Customizing ERP to provide insights to employees would be highly useful. Innovation should be fostered within the organization to encourage growth. Innovation will allow employees and customers to be consistently engaged with product improvements. By and large, this is evolving to be a pivotal role of finance capable of influencing business and strategy.
The Role of the CFO
Over the last several years, the CFO’s role has grown in ways that are here to stay. In today’s landscape, when the organization’s financial health determines growth and evolution, stakeholders expect the CFO to be involved in critical company decisions.
- Strategy
- Creating a structural framework that enables optimized resource allocation to deliver long-term value.

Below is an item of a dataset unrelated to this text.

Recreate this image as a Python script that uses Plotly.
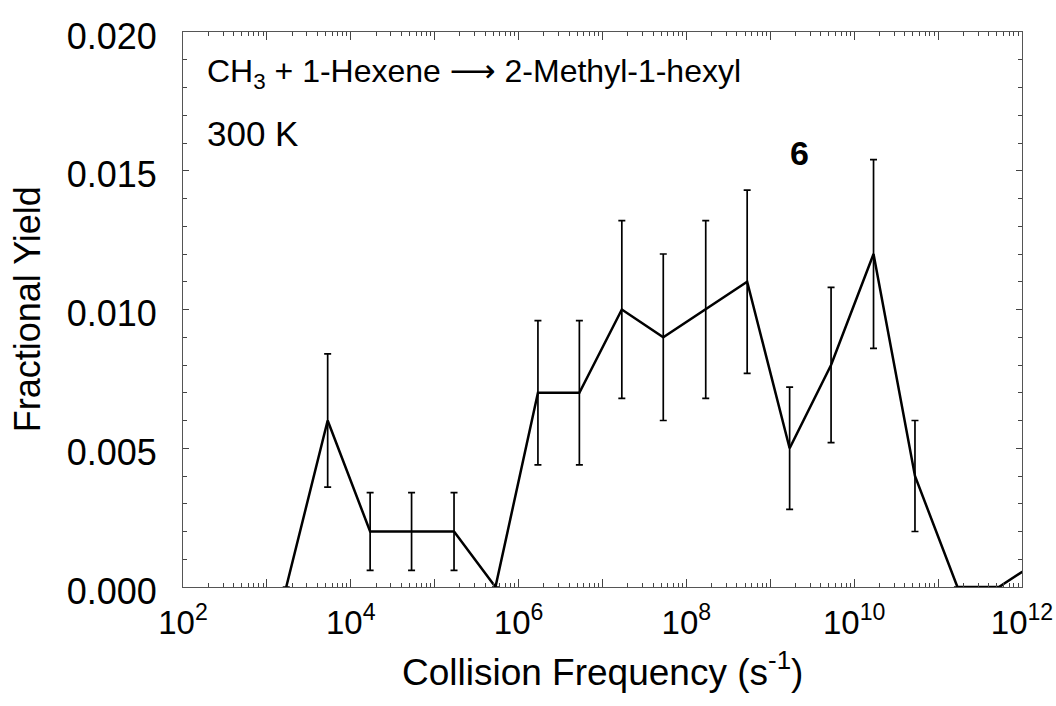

- Ensuring at every stage that the financial plans are fully aligned with the future expansion with well-planned, far-reaching strategies
- Performance management
We are moving past antiquated, legacy financial metrics to focusing on key performance indicators based on the current strategy and keeping organizational goals in mind.
- Collaboration
- Working in concert with other departments to build and nurture healthy relationships to understand operational challenges faced on various fronts
- Encourage the department leaders to seek out the CFO’s advice on building value and tuning in to organizational goals.
The Final Word
The CFO’s role was initially one that was never apparent but used to track performance and growth. Today, the CFO needs to take on a more active part within the current paradigms, shape the business model, and ensure the organization scales-up.
Strategy and driving growth in new markets are becoming increasingly significant components of the role. However, with a focus on compliance, high pressure from regulators and stakeholders, risk management has risen to the top of the CFOs agenda.
The CFO of today needs to be outward-facing, capable of handling stakeholders, collaborating with investors, and, if it comes down to it, manage external communications to the press and customers.